Want to make use of the finding? Try not scroll through your phone to “kill time.” Don’t kill it. Make use of the potentially creative state you’re in, instead of binging on the junk that is social media. Doing nothing can actually be important: “If we don’t allow ourselves periods of uninterrupted, freely associated thought, then personal growth, insight and creativity are less likely to emerge,” writes Manfred Kets De Vries, Insead Distinguished Professor of Leadership Development & Organisational Change, for Forbes.
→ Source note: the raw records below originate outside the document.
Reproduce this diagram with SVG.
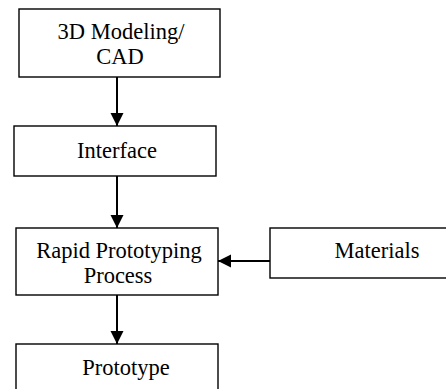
<svg xmlns="http://www.w3.org/2000/svg" width="446" height="389" viewBox="0 0 446 389">
  <defs>
    <style>
      .box { fill: #ffffff; stroke: #000000; stroke-width: 1.4; }
      .label { font-family: 'Liberation Serif', 'DejaVu Serif', serif; font-size: 22.5px; fill: #000000; text-anchor: middle; }
      .link { stroke: #000000; stroke-width: 2; fill: none; marker-end: url(#head); }
    </style>
    <marker id="head" markerWidth="14" markerHeight="14" refX="13" refY="6.5" orient="auto" markerUnits="userSpaceOnUse">
      <path d="M0,0 L13,6.5 L0,13 Z" fill="#000000"/>
    </marker>
  </defs>
  <rect width="446" height="389" fill="#ffffff"/>

  <g id="node-cad">
    <rect class="box" x="19" y="9" width="201" height="68"/>
    <text class="label" x="121" y="39">3D Modeling/</text>
    <text class="label" x="120" y="64">CAD</text>
  </g>

  <g id="node-interface">
    <rect class="box" x="14" y="126" width="202" height="50"/>
    <text class="label" x="117" y="158">Interface</text>
  </g>

  <g id="node-rp">
    <rect class="box" x="16" y="228" width="202" height="67"/>
    <text class="label" x="119" y="258">Rapid Prototyping</text>
    <text class="label" x="118" y="283">Process</text>
  </g>

  <g id="node-materials">
    <rect class="box" x="270" y="228" width="214" height="50"/>
    <text class="label" x="377" y="258">Materials</text>
  </g>

  <g id="node-prototype">
    <rect class="box" x="16" y="344" width="202" height="50"/>
    <text class="label" x="126" y="375">Prototype</text>
  </g>

  <g id="connectors">
    <line class="link" x1="117" y1="77" x2="117" y2="126"/>
    <line class="link" x1="117" y1="176" x2="117" y2="228"/>
    <line class="link" x1="117" y1="295" x2="117" y2="344"/>
    <line class="link" x1="270" y1="261" x2="218" y2="261"/>
  </g>
</svg>
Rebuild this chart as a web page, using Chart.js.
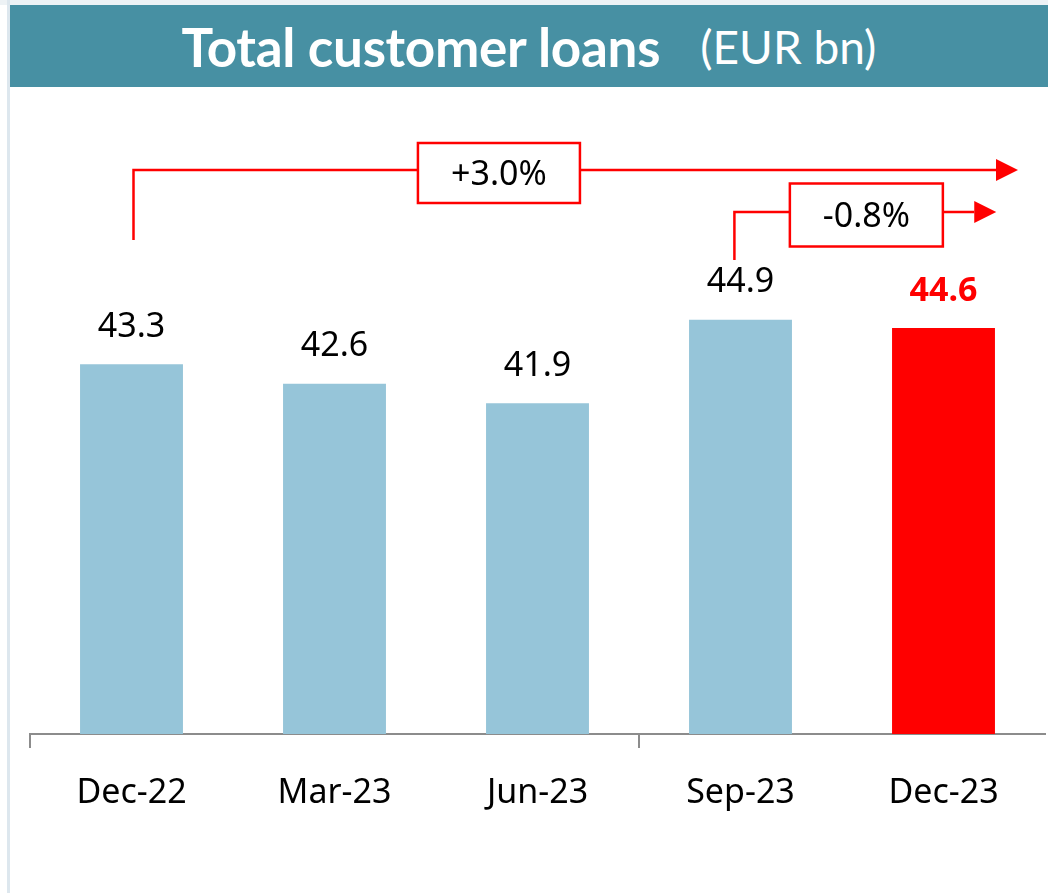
<!DOCTYPE html>
<html>
<head>
<meta charset="utf-8">
<script src="https://cdn.jsdelivr.net/npm/chart.js@4.4.0/dist/chart.umd.min.js"></script>
<style>
  body { margin: 0; width: 1048px; height: 893px; overflow: hidden; background: #fff; position: relative; }
  #topStrip { position: absolute; left: 0; top: 0; width: 1048px; height: 5px; background: #edf2f5; }
  #leftRule { position: absolute; left: 7px; top: 0; width: 3px; height: 893px; background: #dde7ee; }
  #title {
    position: absolute; left: 10px; top: 5px; width: 1038px; height: 82px;
    background: #4790a3; color: #fff;
    display: flex; align-items: center; justify-content: center;
    font-family: Lato, sans-serif; white-space: nowrap;
  }
  #title .main { font-weight: bold; font-size: 53px; letter-spacing: -0.3px; }
  #title .unit { font-size: 46px; margin-left: 40px; }
  #wrap { position: absolute; left: 10px; top: 88px; width: 1038px; height: 805px; }
</style>
</head>
<body>
<div id="topStrip"></div>
<div id="leftRule"></div>
<div id="title"><span class="main">Total customer loans</span><span class="unit">(EUR bn)</span></div>
<div id="wrap"><canvas id="chart"></canvas></div>

<script>

// chart data
const categories = ["Dec-22", "Mar-23", "Jun-23", "Sep-23", "Dec-23"];
const loans = [43.3, 42.6, 41.9, 44.9, 44.6];
const growthLabels = ["+3.0%", "-0.8%"];

const BLUE = "#96c5d9";
const RED = "#ff0000";


// value labels above the bars
const valueLabels = {
    id: "valueLabels",
    afterDatasetsDraw(chart) {
        const ctx = chart.ctx;
        const bars = chart.getDatasetMeta(0).data;
        ctx.save();
        ctx.textAlign = "center";
        ctx.textBaseline = "middle";
        bars.forEach(function (bar, i) {
            const last = i === bars.length - 1;
            ctx.fillStyle = last ? RED : "#000";
            ctx.font = (last ? "bold " : "") + "34px 'Noto Sans'";
            ctx.fillText(loans[i].toFixed(1), bar.x, bar.y - 37);
        });
        ctx.restore();
    }
};


function drawBracket(ctx, xStart, yBottom, yLine, xTip, headLen, headHalf, boxX, boxW, boxH, text) {
    ctx.beginPath();
    ctx.moveTo(xStart, yBottom);
    ctx.lineTo(xStart, yLine);
    ctx.lineTo(xTip - headLen, yLine);
    ctx.stroke();

    ctx.beginPath();
    ctx.moveTo(xTip, yLine);
    ctx.lineTo(xTip - headLen, yLine - headHalf);
    ctx.lineTo(xTip - headLen, yLine + headHalf);
    ctx.closePath();
    ctx.fill();

    const bx = boxX - boxW / 2;
    const by = yLine - boxH / 2 + 3;
    ctx.fillStyle = "#fff";
    ctx.fillRect(bx, by, boxW, boxH);
    ctx.strokeRect(bx, by, boxW, boxH);

    ctx.fillStyle = "#000";
    ctx.fillText(text, boxX, yLine + 5);
    ctx.fillStyle = RED;
}


// growth brackets with arrows
const growthBrackets = {
    id: "growthBrackets",
    afterDraw(chart) {
        const ctx = chart.ctx;
        const x = chart.scales.x;
        const top = chart.chartArea.top;
        ctx.save();
        ctx.strokeStyle = RED;
        ctx.fillStyle = RED;
        ctx.lineWidth = 2.5;
        ctx.font = "34px 'Noto Sans'";
        ctx.textAlign = "center";
        ctx.textBaseline = "middle";

        drawBracket(ctx, x.getPixelForValue(0) + 2, top + 62, top - 8,
            x.getPixelForValue(4.367), 22, 11, x.getPixelForValue(1.81), 162, 60, growthLabels[0]);

        drawBracket(ctx, x.getPixelForValue(2.97), top + 82, top + 34,
            x.getPixelForValue(4.26), 22, 11, x.getPixelForValue(3.62), 153, 63, growthLabels[1]);

        ctx.restore();
    }
};


new Chart(document.getElementById("chart").getContext("2d"), {

    type: "bar",

    data: {
        labels: categories,
        datasets: [{
            data: loans,
            backgroundColor: loans.map((v, i) => i === loans.length - 1 ? RED : BLUE),
            barPercentage: 0.507,
            categoryPercentage: 1
        }]
    },

    options: {
        responsive: true,
        maintainAspectRatio: false,
        animation: false,
        layout: { padding: { left: 20, right: 3, top: 90, bottom: 59 } },
        plugins: {
            legend: { display: false },
            tooltip: { enabled: false }
        },
        scales: {
            y: { display: false, min: 30, max: 50 },
            x: {
                afterFit(scale) { scale.height = 100; },
                border: { display: true, color: "#8c8c8c", width: 2 },
                grid: {
                    drawOnChartArea: false,
                    drawTicks: true,
                    tickLength: 14,
                    lineWidth: 2,
                    color: (c) => [0, 3, 5].includes(c.index) ? "#8c8c8c" : "rgba(0,0,0,0)"
                },
                ticks: {
                    color: "#000",
                    padding: 25,
                    font: { family: "'Noto Sans'", size: 34 }
                }
            }
        }
    },

    plugins: [valueLabels, growthBrackets]

});

</script>
</body>
</html>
Just don’t take it to a crazy level and cut out coffee… Coffee, thinkers in the field suggest, could work against creativity by making you “too focused.” The problem? Creativity is associated with “the ability to link ideas, entities, and concepts in novel ways,” which usually comes at times when our mind is wandering, unfocused, as Maria Konnikova puts it in her The New Yorker article “How Caffeine can Cramp Creativity.”